Your objective: Begin with the opening line of the records and extract each line through the one holding "const H = 689;"; pictures are not part of the copy.
** START Data lines **
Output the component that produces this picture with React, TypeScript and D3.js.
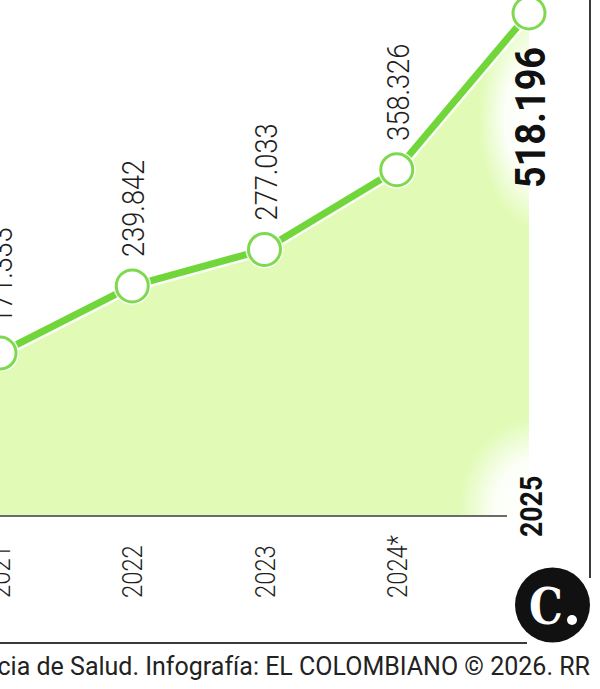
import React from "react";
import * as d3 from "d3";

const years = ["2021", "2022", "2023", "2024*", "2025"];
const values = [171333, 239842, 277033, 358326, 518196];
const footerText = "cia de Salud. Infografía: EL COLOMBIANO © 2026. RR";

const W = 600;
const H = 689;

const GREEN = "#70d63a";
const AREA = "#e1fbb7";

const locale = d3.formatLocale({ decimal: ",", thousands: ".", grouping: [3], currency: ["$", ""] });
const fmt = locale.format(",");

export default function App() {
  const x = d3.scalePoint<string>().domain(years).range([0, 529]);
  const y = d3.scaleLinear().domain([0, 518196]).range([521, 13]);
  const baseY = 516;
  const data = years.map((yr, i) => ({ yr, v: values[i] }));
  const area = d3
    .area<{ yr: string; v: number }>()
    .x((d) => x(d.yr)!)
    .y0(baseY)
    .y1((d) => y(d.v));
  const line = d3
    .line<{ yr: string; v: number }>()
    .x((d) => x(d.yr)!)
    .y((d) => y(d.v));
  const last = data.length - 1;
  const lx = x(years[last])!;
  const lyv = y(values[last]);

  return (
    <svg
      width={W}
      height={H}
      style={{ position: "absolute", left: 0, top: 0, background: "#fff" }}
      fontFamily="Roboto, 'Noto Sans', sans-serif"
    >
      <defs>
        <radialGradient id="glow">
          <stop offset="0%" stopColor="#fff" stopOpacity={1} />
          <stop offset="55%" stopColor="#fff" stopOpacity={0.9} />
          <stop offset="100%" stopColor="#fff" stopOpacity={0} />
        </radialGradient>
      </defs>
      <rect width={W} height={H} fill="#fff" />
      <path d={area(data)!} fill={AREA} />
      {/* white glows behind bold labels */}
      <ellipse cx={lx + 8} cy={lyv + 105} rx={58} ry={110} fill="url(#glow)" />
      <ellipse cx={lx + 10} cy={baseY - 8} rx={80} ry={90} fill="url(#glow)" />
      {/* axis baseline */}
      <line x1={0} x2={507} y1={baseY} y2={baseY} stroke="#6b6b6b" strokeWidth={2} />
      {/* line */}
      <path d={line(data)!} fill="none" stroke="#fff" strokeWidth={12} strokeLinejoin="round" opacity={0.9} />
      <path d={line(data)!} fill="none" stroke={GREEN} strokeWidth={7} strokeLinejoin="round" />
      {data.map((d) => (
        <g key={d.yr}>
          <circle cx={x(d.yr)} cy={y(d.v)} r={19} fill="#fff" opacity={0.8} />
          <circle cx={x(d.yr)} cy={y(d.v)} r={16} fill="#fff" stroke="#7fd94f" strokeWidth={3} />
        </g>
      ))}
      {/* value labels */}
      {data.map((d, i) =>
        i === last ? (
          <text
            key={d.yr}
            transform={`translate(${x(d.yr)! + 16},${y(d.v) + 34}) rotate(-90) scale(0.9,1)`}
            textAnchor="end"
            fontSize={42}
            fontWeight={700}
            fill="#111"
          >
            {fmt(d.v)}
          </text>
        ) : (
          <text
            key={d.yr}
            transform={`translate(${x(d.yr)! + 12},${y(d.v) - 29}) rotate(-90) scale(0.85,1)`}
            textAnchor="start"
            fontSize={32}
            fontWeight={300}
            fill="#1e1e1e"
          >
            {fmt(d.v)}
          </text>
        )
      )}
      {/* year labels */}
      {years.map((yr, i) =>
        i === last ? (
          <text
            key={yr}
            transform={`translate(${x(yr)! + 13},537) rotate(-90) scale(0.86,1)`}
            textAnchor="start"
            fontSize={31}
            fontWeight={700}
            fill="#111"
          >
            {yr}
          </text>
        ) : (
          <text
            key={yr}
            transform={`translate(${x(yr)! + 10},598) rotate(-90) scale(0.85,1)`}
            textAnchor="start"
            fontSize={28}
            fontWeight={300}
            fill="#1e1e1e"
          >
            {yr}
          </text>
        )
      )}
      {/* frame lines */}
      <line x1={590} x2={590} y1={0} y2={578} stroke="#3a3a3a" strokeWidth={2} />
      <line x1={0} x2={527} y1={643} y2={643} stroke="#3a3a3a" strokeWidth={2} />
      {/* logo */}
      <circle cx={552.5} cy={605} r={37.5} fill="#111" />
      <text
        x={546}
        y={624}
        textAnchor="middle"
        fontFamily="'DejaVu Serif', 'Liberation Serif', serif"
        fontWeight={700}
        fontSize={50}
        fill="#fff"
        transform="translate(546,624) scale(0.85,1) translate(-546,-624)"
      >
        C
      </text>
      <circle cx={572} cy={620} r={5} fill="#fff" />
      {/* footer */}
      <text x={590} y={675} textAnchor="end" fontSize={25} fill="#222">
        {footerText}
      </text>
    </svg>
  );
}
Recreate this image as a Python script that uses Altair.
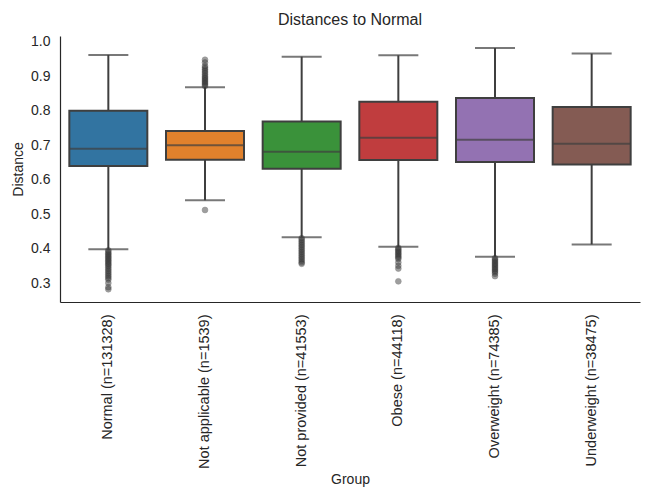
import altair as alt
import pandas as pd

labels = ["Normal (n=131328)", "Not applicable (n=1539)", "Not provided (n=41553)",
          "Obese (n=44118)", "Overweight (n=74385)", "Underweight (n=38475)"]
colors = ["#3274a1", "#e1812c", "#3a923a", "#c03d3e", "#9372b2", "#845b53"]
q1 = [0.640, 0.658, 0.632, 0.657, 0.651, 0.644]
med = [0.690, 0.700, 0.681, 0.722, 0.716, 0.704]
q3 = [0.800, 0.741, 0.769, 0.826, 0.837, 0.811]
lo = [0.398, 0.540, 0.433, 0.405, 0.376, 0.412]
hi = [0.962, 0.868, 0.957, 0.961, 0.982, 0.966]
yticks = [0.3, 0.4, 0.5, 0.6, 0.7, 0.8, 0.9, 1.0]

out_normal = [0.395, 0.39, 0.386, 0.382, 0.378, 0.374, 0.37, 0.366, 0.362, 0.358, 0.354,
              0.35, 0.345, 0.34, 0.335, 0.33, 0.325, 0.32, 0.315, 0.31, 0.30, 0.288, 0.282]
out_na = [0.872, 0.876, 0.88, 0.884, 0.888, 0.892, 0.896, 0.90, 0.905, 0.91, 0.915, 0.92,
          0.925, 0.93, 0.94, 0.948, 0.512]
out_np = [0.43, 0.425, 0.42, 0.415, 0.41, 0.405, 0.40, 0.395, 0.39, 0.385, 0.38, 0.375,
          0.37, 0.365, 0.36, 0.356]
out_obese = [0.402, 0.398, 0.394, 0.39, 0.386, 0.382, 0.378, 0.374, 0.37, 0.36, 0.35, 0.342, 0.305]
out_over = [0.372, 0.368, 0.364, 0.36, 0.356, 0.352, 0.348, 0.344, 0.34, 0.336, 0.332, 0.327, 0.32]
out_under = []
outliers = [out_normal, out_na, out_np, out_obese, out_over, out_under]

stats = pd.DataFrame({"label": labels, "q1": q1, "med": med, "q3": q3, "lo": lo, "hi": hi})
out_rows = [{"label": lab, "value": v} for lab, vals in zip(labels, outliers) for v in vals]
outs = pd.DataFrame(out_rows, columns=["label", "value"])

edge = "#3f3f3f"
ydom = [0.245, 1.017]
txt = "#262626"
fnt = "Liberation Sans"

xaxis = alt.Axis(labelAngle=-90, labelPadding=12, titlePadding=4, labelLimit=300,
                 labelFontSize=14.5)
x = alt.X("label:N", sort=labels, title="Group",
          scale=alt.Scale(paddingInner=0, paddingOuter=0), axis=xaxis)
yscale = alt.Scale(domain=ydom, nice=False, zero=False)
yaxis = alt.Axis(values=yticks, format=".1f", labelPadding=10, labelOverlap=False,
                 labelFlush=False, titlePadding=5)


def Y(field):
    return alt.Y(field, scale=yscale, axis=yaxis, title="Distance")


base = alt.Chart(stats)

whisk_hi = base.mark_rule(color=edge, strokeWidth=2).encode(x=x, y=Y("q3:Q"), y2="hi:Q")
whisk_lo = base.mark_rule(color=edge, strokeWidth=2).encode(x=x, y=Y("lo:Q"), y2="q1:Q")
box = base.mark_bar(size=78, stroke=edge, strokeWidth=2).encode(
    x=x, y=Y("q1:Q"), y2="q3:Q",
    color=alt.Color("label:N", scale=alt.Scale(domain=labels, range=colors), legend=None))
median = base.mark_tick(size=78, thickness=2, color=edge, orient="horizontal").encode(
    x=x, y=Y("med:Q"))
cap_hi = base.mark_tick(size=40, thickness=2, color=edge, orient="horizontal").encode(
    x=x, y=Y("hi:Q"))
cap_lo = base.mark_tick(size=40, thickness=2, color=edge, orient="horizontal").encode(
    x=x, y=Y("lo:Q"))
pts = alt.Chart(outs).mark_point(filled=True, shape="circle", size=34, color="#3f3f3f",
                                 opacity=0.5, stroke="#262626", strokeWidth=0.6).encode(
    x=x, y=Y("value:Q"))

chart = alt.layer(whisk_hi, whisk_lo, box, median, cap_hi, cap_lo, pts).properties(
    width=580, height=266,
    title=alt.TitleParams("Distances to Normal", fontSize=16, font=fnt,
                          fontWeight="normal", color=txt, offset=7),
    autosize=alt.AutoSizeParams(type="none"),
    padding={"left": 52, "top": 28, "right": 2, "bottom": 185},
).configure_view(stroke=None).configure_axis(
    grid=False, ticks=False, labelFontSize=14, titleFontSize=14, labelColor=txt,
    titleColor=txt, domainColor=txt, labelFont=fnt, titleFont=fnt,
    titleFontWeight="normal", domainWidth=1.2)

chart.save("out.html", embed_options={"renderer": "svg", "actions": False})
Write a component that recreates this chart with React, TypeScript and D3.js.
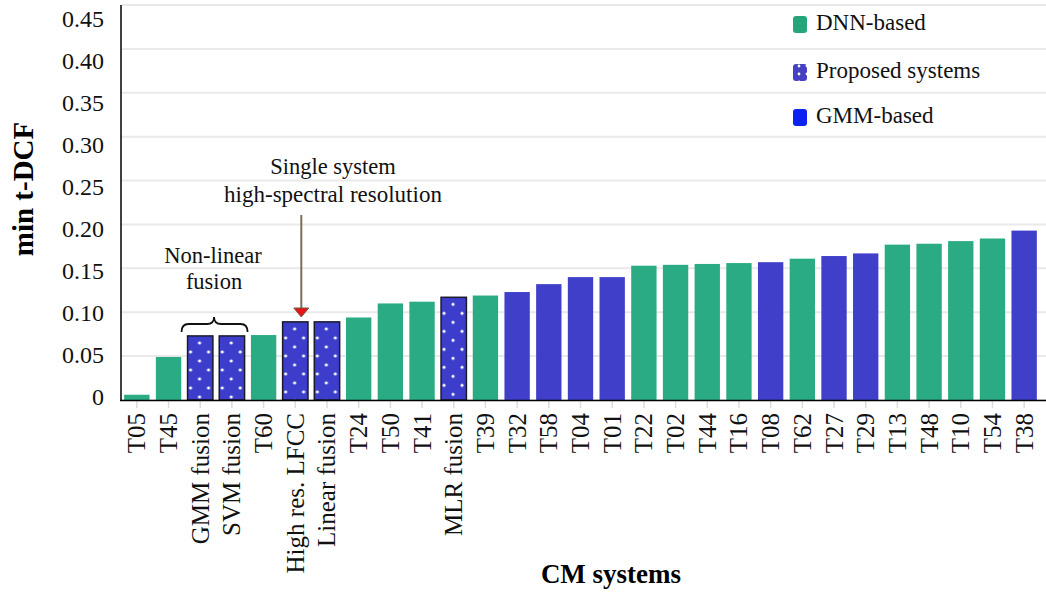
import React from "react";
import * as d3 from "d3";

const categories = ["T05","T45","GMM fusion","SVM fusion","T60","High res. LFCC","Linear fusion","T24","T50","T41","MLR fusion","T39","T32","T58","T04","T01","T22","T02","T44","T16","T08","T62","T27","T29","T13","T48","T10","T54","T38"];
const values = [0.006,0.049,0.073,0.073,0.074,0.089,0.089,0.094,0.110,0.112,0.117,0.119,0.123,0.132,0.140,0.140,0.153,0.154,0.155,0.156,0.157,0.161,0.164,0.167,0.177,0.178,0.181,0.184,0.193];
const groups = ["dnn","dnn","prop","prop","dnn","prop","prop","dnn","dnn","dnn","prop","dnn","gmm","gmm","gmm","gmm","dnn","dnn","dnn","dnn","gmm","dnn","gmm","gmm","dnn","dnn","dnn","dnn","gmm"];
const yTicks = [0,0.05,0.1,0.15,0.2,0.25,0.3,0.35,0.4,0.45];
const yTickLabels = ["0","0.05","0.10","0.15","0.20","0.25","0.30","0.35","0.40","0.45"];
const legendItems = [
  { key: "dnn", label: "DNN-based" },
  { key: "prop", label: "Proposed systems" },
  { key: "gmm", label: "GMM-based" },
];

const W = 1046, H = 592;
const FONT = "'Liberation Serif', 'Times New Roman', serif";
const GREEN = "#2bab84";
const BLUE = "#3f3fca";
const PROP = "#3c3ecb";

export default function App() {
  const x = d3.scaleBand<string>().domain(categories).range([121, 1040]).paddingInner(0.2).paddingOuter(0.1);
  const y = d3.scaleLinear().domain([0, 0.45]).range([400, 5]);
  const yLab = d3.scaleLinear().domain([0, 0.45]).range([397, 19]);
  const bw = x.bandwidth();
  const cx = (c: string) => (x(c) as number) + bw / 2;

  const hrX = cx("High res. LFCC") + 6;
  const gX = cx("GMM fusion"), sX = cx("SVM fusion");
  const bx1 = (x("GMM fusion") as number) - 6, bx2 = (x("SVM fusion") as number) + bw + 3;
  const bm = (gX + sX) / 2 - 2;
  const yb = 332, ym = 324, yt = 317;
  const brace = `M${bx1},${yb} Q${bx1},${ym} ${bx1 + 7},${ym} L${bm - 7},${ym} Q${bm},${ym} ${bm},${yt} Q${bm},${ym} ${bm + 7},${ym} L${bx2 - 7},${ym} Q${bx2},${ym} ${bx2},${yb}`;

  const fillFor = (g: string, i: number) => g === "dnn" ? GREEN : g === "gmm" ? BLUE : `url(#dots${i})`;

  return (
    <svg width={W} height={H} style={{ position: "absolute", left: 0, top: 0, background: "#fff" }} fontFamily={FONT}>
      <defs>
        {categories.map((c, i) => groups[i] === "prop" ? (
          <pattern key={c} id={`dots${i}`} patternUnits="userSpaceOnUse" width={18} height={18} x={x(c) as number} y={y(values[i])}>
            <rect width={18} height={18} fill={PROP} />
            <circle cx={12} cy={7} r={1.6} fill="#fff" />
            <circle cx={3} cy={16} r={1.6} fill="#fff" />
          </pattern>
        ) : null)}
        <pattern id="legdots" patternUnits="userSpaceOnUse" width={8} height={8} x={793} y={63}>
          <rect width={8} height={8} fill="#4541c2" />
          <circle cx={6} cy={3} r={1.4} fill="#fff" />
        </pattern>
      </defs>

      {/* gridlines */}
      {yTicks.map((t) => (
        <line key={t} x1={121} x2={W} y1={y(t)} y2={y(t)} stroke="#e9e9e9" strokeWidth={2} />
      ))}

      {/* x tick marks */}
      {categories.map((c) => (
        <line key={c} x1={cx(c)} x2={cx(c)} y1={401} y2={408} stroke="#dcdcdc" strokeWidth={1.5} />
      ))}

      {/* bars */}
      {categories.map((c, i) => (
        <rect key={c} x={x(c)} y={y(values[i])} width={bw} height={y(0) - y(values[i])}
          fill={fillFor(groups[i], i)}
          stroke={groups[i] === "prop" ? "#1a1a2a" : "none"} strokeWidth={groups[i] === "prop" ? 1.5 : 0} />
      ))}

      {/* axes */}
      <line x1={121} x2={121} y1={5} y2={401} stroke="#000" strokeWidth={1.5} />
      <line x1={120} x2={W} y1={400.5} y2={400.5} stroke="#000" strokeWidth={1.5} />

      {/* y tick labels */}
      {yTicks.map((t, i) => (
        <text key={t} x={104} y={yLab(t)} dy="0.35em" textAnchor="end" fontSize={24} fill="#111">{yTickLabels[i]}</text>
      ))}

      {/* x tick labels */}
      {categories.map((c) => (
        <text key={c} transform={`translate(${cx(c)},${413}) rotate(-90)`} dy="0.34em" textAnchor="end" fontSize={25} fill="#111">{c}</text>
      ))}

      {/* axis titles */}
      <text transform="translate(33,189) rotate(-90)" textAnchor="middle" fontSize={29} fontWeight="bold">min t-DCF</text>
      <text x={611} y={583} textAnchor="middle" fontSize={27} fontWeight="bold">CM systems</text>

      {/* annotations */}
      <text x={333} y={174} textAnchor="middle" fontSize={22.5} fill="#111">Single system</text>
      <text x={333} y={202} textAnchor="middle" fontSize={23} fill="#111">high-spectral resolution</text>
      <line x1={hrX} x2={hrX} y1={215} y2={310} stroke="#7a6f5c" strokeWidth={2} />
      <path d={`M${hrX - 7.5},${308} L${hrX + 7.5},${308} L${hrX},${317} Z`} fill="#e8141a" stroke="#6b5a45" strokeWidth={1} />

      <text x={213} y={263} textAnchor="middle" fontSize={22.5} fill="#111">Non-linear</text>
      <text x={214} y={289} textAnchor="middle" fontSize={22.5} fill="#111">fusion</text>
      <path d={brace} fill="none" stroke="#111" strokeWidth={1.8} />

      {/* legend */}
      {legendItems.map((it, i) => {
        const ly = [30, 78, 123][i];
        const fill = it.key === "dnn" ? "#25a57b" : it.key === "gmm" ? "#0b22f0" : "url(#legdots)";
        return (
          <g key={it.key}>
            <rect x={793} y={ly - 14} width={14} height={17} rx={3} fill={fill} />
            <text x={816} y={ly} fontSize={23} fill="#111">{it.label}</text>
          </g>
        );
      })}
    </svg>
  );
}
** END Data lines **
Task result:
Output the component that produces this picture with React, TypeScript and D3.js.
import React from "react";
import * as d3 from "d3";

const years = ["2021", "2022", "2023", "2024*", "2025"];
const values = [171333, 239842, 277033, 358326, 518196];
const footerText = "cia de Salud. Infografía: EL COLOMBIANO © 2026. RR";

const W = 600;
const H = 689;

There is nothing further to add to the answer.